Artist database

This is the Artist Database of BMC, which includes information about composers, musicians, orchestras, choirs and groups that are either Hungarian or Hungarian by origin or live in Hungary, as well as information about releases recorded with them.

Meláth Andrea


voice - mezzosoprano, voice - soprano

Place of Birth
Budapest
Date of Birth
1968

 
She graduated from the Ferenc Liszt Academy of Music in 1998 as a student of Erika Sziklay. As a scholarship-holder, she participated in the Bayreuth Festival in 1996. She received the Singer of the Year Award in 1997 in Spain. She won the Annie Fischer Scholarship of the Ministry of Culture in 1998.
In 1997 she won second prize in the György Kósa Song Competition, and in 1999 third prize in the Wigmore Hall International Song Competition in London. Since 1998 she has been a regular guest in the Hungarian State Opera House (Dido, Penelope, Cherubino, Dorabella, Sextus, Judit).
In addition to her career as an opera singer, Ms. Meláth is also a welcome guest in concert halls and has performed, among others, in London, Vienna, Paris and the USA. She was a soloist in the End of the Year in Madeira (1997), she held three song recitals in London, where her accompanist was David Newbold on the piano (1998), she took part on a series of concerts in the USA (1999), and she performed as a soloist with the Orchestra of the Hungarian Radio and Tamás Vásáry on the Europalia in Brussels (1999).
Her first operatic role was that of Cherubino in Mozart's Le nozze di Figaro in the courtyard of the Lovasberény Mansion in the summer of 1998. In the same year, she sang the title role of Purcell's Dido and Aeneas conducted by Catherina Mackintosh.
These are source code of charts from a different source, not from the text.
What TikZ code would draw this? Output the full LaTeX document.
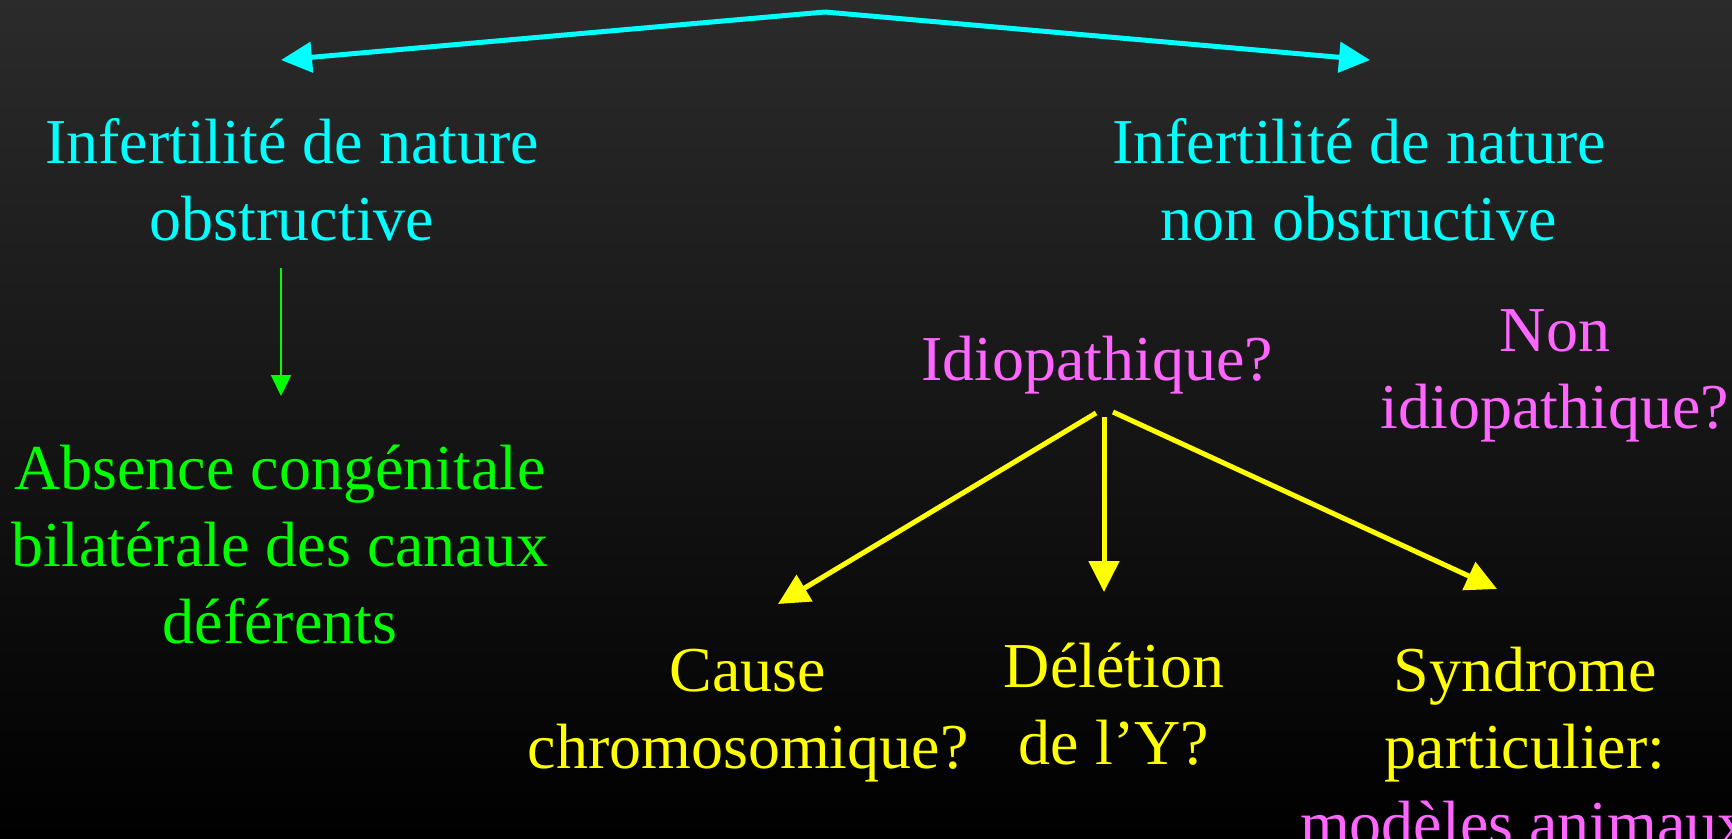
\documentclass[tikz,border=0pt]{standalone}
\usepackage{fontspec}
\setmainfont{Liberation Serif}
\usetikzlibrary{arrows.meta}

\definecolor{cyanT}{HTML}{00FFFF}
\definecolor{greenT}{HTML}{00FF00}
\definecolor{pinkT}{HTML}{FF66FF}
\definecolor{yellowT}{HTML}{FFFF00}
\definecolor{bgtop}{HTML}{2B2B2B}

\begin{document}
\begin{tikzpicture}[x=1pt,y=-1pt,
  % each label is placed by the baseline of its last line
  label/.style={inner sep=0pt, anchor=base, align=center,
    font={\fontsize{64}{77}\selectfont}},
  bigarrow/.style={line width=5pt, -{Triangle[length=31pt,width=30pt]}},
  thinarrow/.style={line width=2pt, -{Triangle[length=21pt,width=20pt]}}]

  % background
  \useasboundingbox (0,0) rectangle (1732,838);
  \shade[top color=bgtop, bottom color=black] (0,0) rectangle (1732,838);

  % texts
  \node[label, text=cyanT] (obs) at (292,240) {Infertilité de nature\\obstructive};
  \node[label, text=cyanT] (nonobs) at (1359,240) {Infertilité de nature\\non obstructive};
  \node[label, text=greenT] (cbavd) at (280,643) {Absence congénitale\\bilatérale des canaux\\déférents};
  \node[label, text=pinkT] (idio) at (1097,380) {Idiopathique?};
  \node[label, text=pinkT] (nonidio) at (1555,428) {Non\\idiopathique?};
  \node[label, text=yellowT] (cause) at (748,768) {Cause\\chromosomique?};
  \node[label, text=yellowT] (del) at (1114,764) {Délétion\\de l’Y?};
  \node[label, text=yellowT] (synd) at (1525,845) {Syndrome\\particulier:\\\textcolor{pinkT}{modèles animaux}};

  % branching arrows at the top
  \coordinate (apex) at (825,12);
  \coordinate (obsTip) at (281,60);
  \coordinate (nonobsTip) at (1370,60);
  \draw[cyanT, bigarrow] (apex) -- (obsTip);
  \draw[cyanT, bigarrow] (apex) -- (nonobsTip);

  % obstructive branch
  \coordinate (obsFrom) at (281,268);
  \coordinate (obsTo) at (281,396);
  \draw[greenT, thinarrow] (obsFrom) -- (obsTo);

  % idiopathic branches
  \coordinate (idL) at (1096,413);
  \coordinate (idM) at (1104,417);
  \coordinate (idR) at (1113,412);
  \coordinate (causeTip) at (778,604);
  \coordinate (delTip) at (1104,592);
  \coordinate (syndTip) at (1497,589);
  \draw[yellowT, bigarrow] (idL) -- (causeTip);
  \draw[yellowT, bigarrow] (idM) -- (delTip);
  \draw[yellowT, bigarrow] (idR) -- (syndTip);
\end{tikzpicture}
\end{document}
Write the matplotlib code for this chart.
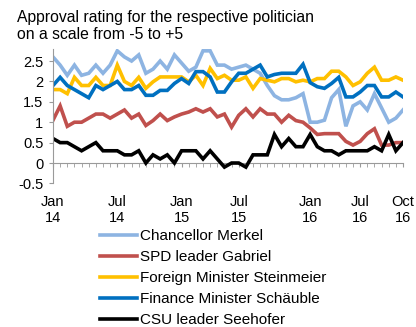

She has been a permanent guest at the Opera House since 1999, where she debuted in the role of Rosetta at the premiere of János Vajda's Leonce and Lena. Major roles: Judit (Bluebeard's Castle), Dorabella (Cosě fan tutte), Sesto (La clemenza di Tito), Rosina (Il barbiere di Siviglia), Orlofsky (Die Fledermaus).
Acknowledging her achievements in introducing and popularising Hungarian music, she received six times the award of the Artisjus Music Foundation, in 2001 the Liszt Ferenc Award, in 2007 the Bartók-Pásztory Award and in 2018 the Merited Artist Award.